Object Relational Mapping (ORMs)#
Object Relational Mapping (ORM) layers provide a bridge between an Object-Oriented (OO) representation of database and a Relational Database. Examples of ORMs are:
Hibernate (Java)
SQL Alchemy (Python)
ActiveRecord (Ruby)
The LinkML metamodel has aspects of OO modeling, so ORMs can be useful here. Note that ORMs can be divisive among developers, with some believe ORMs to be add unnecessary complexity, and others finding them indispensable.
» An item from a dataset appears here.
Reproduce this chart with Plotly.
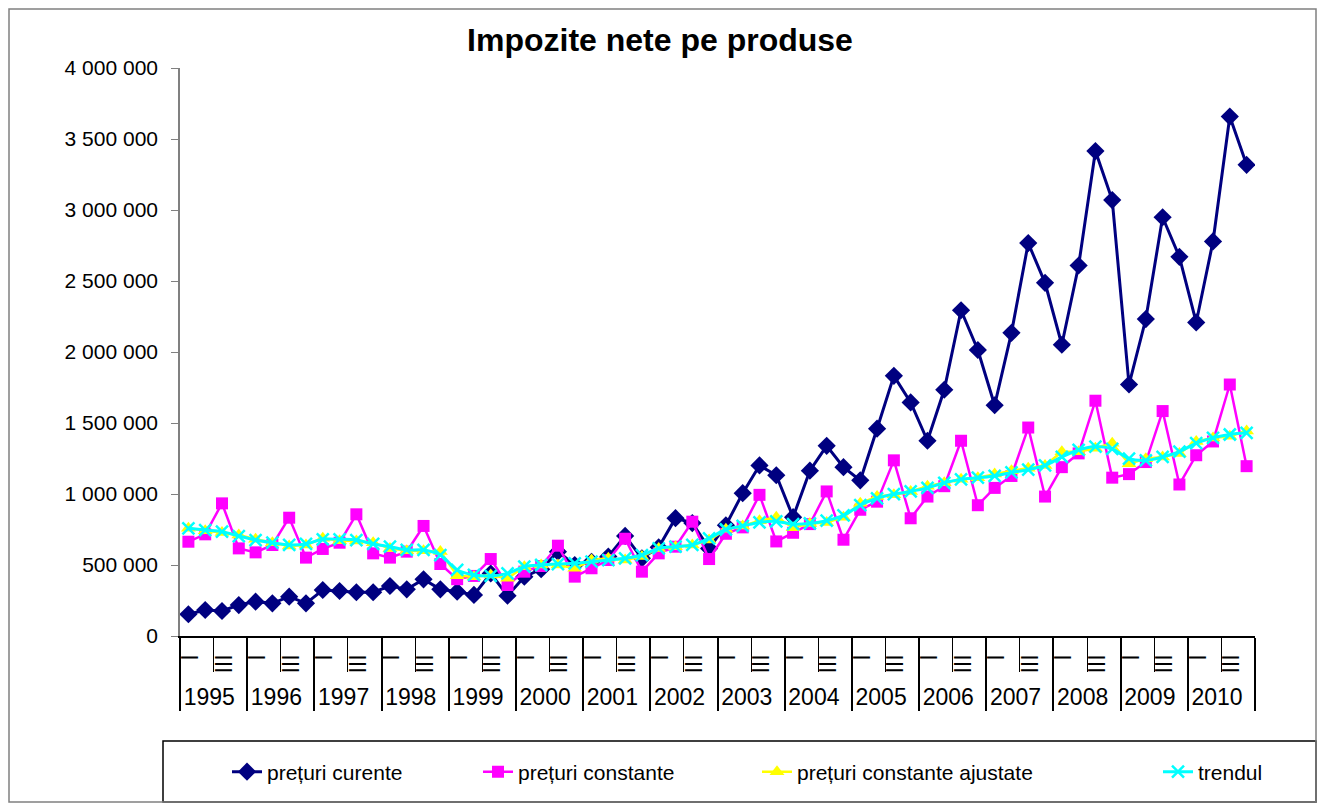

Use of ORMs is completely optional with LinkML, but if you are using a RDBMS you may find them useful.
Currently the only ORM directly supported in SQL Alchemy
SQL Alchemy (advanced)#
SQL Alchemy is a SQL framework for python. It has a core layer, and an ORM later.
You can generate SQL Alchemy classes using:
gen-sqla personinfo.yaml
See the SQLTables generator docs for more details.